Pineville, Ky. – A newly announced project will turn a vacant industrial park into a wildlife center in the Appalachian region of Kentucky, according to a press release from SOAR (Shaping Our Appalachian Region).

The Appalachian Wildlife Center will be built on the site of the vacant Pine Mountain Regional Industrial Park and is expected to open to the public in 2018, with work beginning at the site in 2016.

“Not only will the Appalachian Wildlife Center showcase the natural beauty of the region, it is also in line with SOAR strategies,” said Jared Arnett, executive director of SOAR. “This innovative approach will focus on the wildlife and wild lands that are in such abundance in our region, while generating tourism and creating jobs.”

The center is being modeled after the Elk Country Visitor Center in Benezette, Penn., which opened in September 2010 and within four months attracted 51,000 visitors from 46 states and 16 countries.  That facility focuses on Pennsylvania’s wild elk herd, and offers elk viewing as its primary activity.  Open 261 days per year, it attracted more than 420,000 visitors in 2014 and is located in one of the most remote regions of Pennsylvania.

The Appalachian Wildlife Center is planned to be larger, have more activities for visitors and be open 353 days a year.  It will include a conservation education program, on-site research agenda and a scholarship program.

Covering 19 square miles, the site is inhabited by elk, black bear, whitetail deer, wild turkey, bobcats and more than 220 species of birds.
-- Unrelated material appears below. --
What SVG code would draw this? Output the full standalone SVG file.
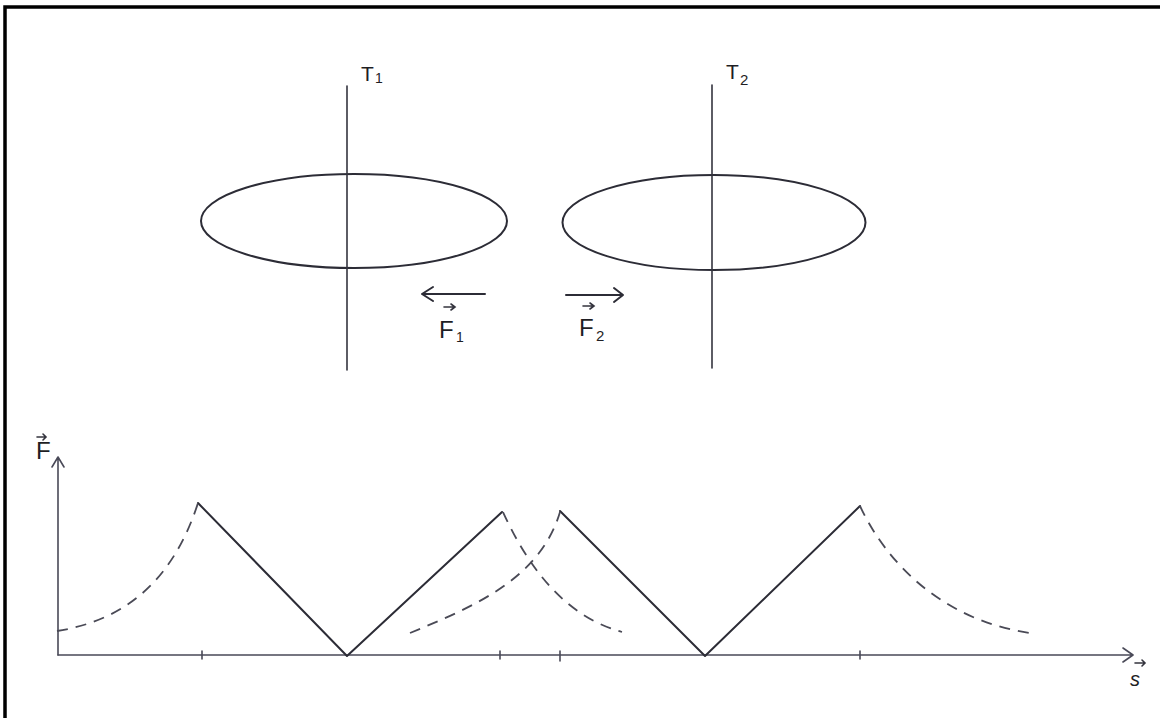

It will be developed in a campus format and include a main building, a research and conference building, an amphitheater, a raptor rehabilitation center, an astronomy pavilion and numerous observation structures.

The main building will house a museum of natural and regional history, classrooms, natural history and taxidermy displays, an area dedicated to elk, a bird watchers hall, a theater, an assembly hall, a gift shop, an artisans market, a food court and offices.  The site will include butterfly and pollinator gardens, numerous research demonstration sites and extensive bird watching trails, as well as a 15-mile loop road modeled after the Cades Cove experience in the Great Smoky Mountains National Park.